WHAT YOU HAVE TO DO: Print nothing but the lines from the start of the listing below through the line that contains "return 1 - y / H". Do not include the pictures.

— START OF DATA SHOWN —

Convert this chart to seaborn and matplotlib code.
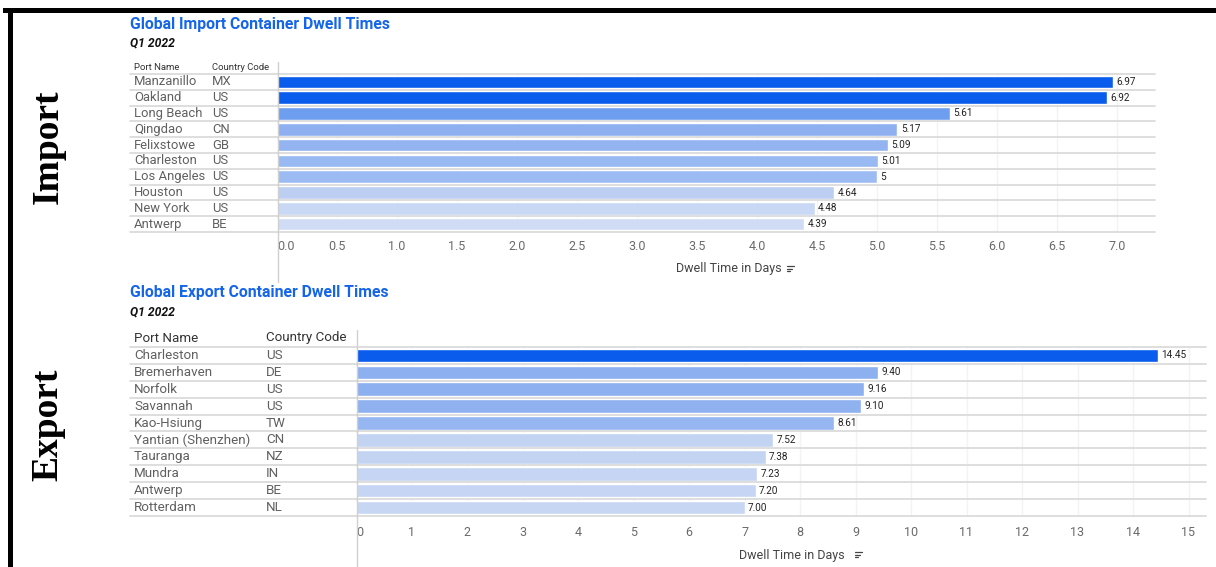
import matplotlib.pyplot as plt
import seaborn as sns
import pandas as pd
from matplotlib.lines import Line2D
from matplotlib.patches import Rectangle
from matplotlib.transforms import blended_transform_factory

W, H = 1216, 567

# Import chart data
import_ports = ["Manzanillo", "Oakland", "Long Beach", "Qingdao", "Felixstowe",
                "Charleston", "Los Angeles", "Houston", "New York", "Antwerp"]
import_codes = ["MX", "US", "US", "CN", "GB", "US", "US", "US", "US", "BE"]
import_days = [6.97, 6.92, 5.61, 5.17, 5.09, 5.01, 5.0, 4.64, 4.48, 4.39]
import_ticks = [0.0, 0.5, 1.0, 1.5, 2.0, 2.5, 3.0, 3.5, 4.0, 4.5, 5.0, 5.5, 6.0, 6.5, 7.0]

# Export chart data
export_ports = ["Charleston", "Bremerhaven", "Norfolk", "Savannah", "Kao-Hsiung",
                "Yantian (Shenzhen)", "Tauranga", "Mundra", "Antwerp", "Rotterdam"]
export_codes = ["US", "DE", "US", "US", "TW", "CN", "NZ", "IN", "BE", "NL"]
export_days = [14.45, 9.40, 9.16, 9.10, 8.61, 7.52, 7.38, 7.23, 7.20, 7.00]
export_ticks = list(range(16))

# bar colours (shaded by value, as in the original dashboard)
import_colors = ["#0a5ced", "#0a5ced", "#6e9ef0", "#8eb0f1", "#93b4f1",
                 "#99b9f2", "#9cbbf2", "#bccff3", "#c9d8f5", "#d0dcf5"]
export_colors = ["#0a5ced", "#8db0f0", "#8db0f0", "#8fb1f0", "#95b6f1",
                 "#c3d4f3", "#c3d4f3", "#c5d5f3", "#c5d5f3", "#c6d6f3"]

TITLE_BLUE = "#1565e8"
TEXT_GREY = "#606060"
LINE_GREY = "#d8d8d8"

sns.set_theme(style="white")
plt.rcParams["font.family"] = ["Roboto", "DejaVu Sans"]

fig = plt.figure(figsize=(W / 100, H / 100), dpi=100)


def fx(x):
    return x / W


def fy(y):
    return 1 - y / H


def rect(left, top, right, bottom):
    return [fx(left), fy(bottom), (right - left) / W, (bottom - top) / H]


def draw_panel(cfg):
    ax = fig.add_axes(rect(cfg["left"], cfg["top"], cfg["right"], cfg["bottom"]))
    df = pd.DataFrame({"port": cfg["ports"], "code": cfg["codes"], "days": cfg["days"]})
    sns.barplot(data=df, x="days", y="port", hue="port", palette=cfg["colors"],
                legend=False, orient="h", width=0.8, saturation=1, ax=ax)
    n = len(df)
    ax.set_ylim(n - 0.5, -0.5)
    ax.set_xlim(0, cfg["xmax"])
    ax.set_xticks(cfg["ticks"])
    ax.set_xticklabels(cfg["ticklabels"], color="#6a6a6a", fontsize=cfg["tick_fs"])
    ax.get_xticklabels()[0].set_horizontalalignment("left")
    ax.tick_params(axis="x", length=0, pad=cfg["pad"])
    ax.set_yticks([])
    ax.set_xlabel("")
    ax.set_ylabel("")
    for s in ax.spines.values():
        s.set_visible(False)
    ax.grid(axis="x", color="#f3f3f3", lw=1)
    ax.set_axisbelow(True)

    # value labels
    for i, (v, lab) in enumerate(zip(df["days"], cfg["labels"])):
        ax.annotate(lab, (v, i), xytext=(2.5, 0), textcoords="offset points",
                    va="center", ha="left", fontsize=cfg["val_fs"], color="#222222")

    # table part on the left
    tr = blended_transform_factory(fig.transFigure, ax.transData)
    for i, (p, c) in enumerate(zip(df["port"], df["code"])):
        ax.text(fx(134), i, p, transform=tr, va="center", ha="left",
                fontsize=cfg["row_fs"], color=TEXT_GREY, clip_on=False)
        ax.text(fx(cfg["code_x"]), i, c, transform=tr, va="center", ha="left",
                fontsize=cfg["row_fs"], color=TEXT_GREY, clip_on=False)
    for k in range(n + 1):
        ax.add_line(Line2D([fx(130), fx(cfg["right"])], [k - 0.5, k - 0.5], transform=tr,
                           color=LINE_GREY, lw=1.2, clip_on=False))

    # header row
    fig.text(fx(134), fy(cfg["head_y"]), "Port Name", va="center", ha="left",
             fontsize=cfg["head_fs"], color="#333333")
    fig.text(fx(cfg["code_x"]), fy(cfg["head_y"]), "Country Code", va="center", ha="left",
             fontsize=cfg["head_fs"], color="#333333")

    # vertical divider between table and bars
    fig.add_artist(Line2D([fx(cfg["left"] + 1)] * 2, [fy(cfg["vtop"]), fy(cfg["vbot"])],
                          color="#d0d0d0", lw=1))

    # titles
    fig.text(fx(130), fy(cfg["title_y"]), cfg["title"], va="center", ha="left",
             fontsize=11.3, fontweight="bold", color=TITLE_BLUE)
    fig.text(fx(130), fy(cfg["title_y"] + 19), "Q1 2022", va="center", ha="left",
             fontsize=8.7, fontweight="bold", fontstyle="italic", color="#111111")

    # axis title with sort icon
    lx, ly = cfg["xlabel_pos"]
    fig.text(fx(lx), fy(ly), "Dwell Time in Days", va="center", ha="center",
             fontsize=cfg["tick_fs"], color="#444444")
    ix = cfg["icon_x"]
    for j, w in enumerate([7, 5, 3]):
        yy = ly - 3 + j * 2.6
        fig.add_artist(Line2D([fx(ix), fx(ix + w)], [fy(yy), fy(yy)], color="#444444", lw=0.9))

    # big side label
    fig.text(fx(48), fy(cfg["side_y"]), cfg["side"], rotation=90, va="center", ha="center",
             fontsize=27, fontweight="bold", family="Liberation Serif", color="black")
    return ax


draw_panel(dict(
    ports=import_ports, codes=import_codes, days=import_days, colors=import_colors,
    labels=[f"{v:g}" for v in import_days],
    ticks=import_ticks, ticklabels=[f"{t:.1f}" for t in import_ticks],
    left=277, right=1155, top=74, bottom=232, xmax=(1155 - 277) / 120,
    code_x=212, head_y=68, head_fs=6.8, row_fs=9.4, tick_fs=9, val_fs=7.2, pad=6,
    vtop=62, vbot=282, title="Global Import Container Dwell Times", title_y=24,
    xlabel_pos=(729, 269), icon_x=787, side="Import", side_y=147,
))

draw_panel(dict(
    ports=export_ports, codes=export_codes, days=export_days, colors=export_colors,
    labels=[f"{v:.2f}" for v in export_days],
    ticks=export_ticks, ticklabels=[str(t) for t in export_ticks],
    left=356, right=1206, top=347, bottom=516, xmax=(1206 - 356) / 55.5,
    code_x=266, head_y=338, head_fs=9.6, row_fs=9.6, tick_fs=9, val_fs=7.2, pad=7,
    vtop=330, vbot=567, title="Global Export Container Dwell Times", title_y=293,
    xlabel_pos=(792, 555), icon_x=855, side="Export", side_y=425,
))

# black frame on top and left
fig.add_artist(Rectangle((fx(3), fy(13)), fx(1216) - fx(3), (13 - 8) / H,
                         transform=fig.transFigure, color="black", lw=0))
fig.add_artist(Rectangle((fx(8), 0), 5 / W, fy(8), transform=fig.transFigure,
                         color="black", lw=0))

fig.savefig("out.png", dpi=100)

— END OF DATA SHOWN —

WRITTEN RESPONSE:
Convert this chart to seaborn and matplotlib code.
import matplotlib.pyplot as plt
import seaborn as sns
import pandas as pd
from matplotlib.lines import Line2D
from matplotlib.patches import Rectangle
from matplotlib.transforms import blended_transform_factory

W, H = 1216, 567

# Import chart data
import_ports = ["Manzanillo", "Oakland", "Long Beach", "Qingdao", "Felixstowe",
                "Charleston", "Los Angeles", "Houston", "New York", "Antwerp"]
import_codes = ["MX", "US", "US", "CN", "GB", "US", "US", "US", "US", "BE"]
import_days = [6.97, 6.92, 5.61, 5.17, 5.09, 5.01, 5.0, 4.64, 4.48, 4.39]
import_ticks = [0.0, 0.5, 1.0, 1.5, 2.0, 2.5, 3.0, 3.5, 4.0, 4.5, 5.0, 5.5, 6.0, 6.5, 7.0]

# Export chart data
export_ports = ["Charleston", "Bremerhaven", "Norfolk", "Savannah", "Kao-Hsiung",
                "Yantian (Shenzhen)", "Tauranga", "Mundra", "Antwerp", "Rotterdam"]
export_codes = ["US", "DE", "US", "US", "TW", "CN", "NZ", "IN", "BE", "NL"]
export_days = [14.45, 9.40, 9.16, 9.10, 8.61, 7.52, 7.38, 7.23, 7.20, 7.00]
export_ticks = list(range(16))

# bar colours (shaded by value, as in the original dashboard)
import_colors = ["#0a5ced", "#0a5ced", "#6e9ef0", "#8eb0f1", "#93b4f1",
                 "#99b9f2", "#9cbbf2", "#bccff3", "#c9d8f5", "#d0dcf5"]
export_colors = ["#0a5ced", "#8db0f0", "#8db0f0", "#8fb1f0", "#95b6f1",
                 "#c3d4f3", "#c3d4f3", "#c5d5f3", "#c5d5f3", "#c6d6f3"]

TITLE_BLUE = "#1565e8"
TEXT_GREY = "#606060"
LINE_GREY = "#d8d8d8"

sns.set_theme(style="white")
plt.rcParams["font.family"] = ["Roboto", "DejaVu Sans"]

fig = plt.figure(figsize=(W / 100, H / 100), dpi=100)


def fx(x):
    return x / W


def fy(y):
    return 1 - y / H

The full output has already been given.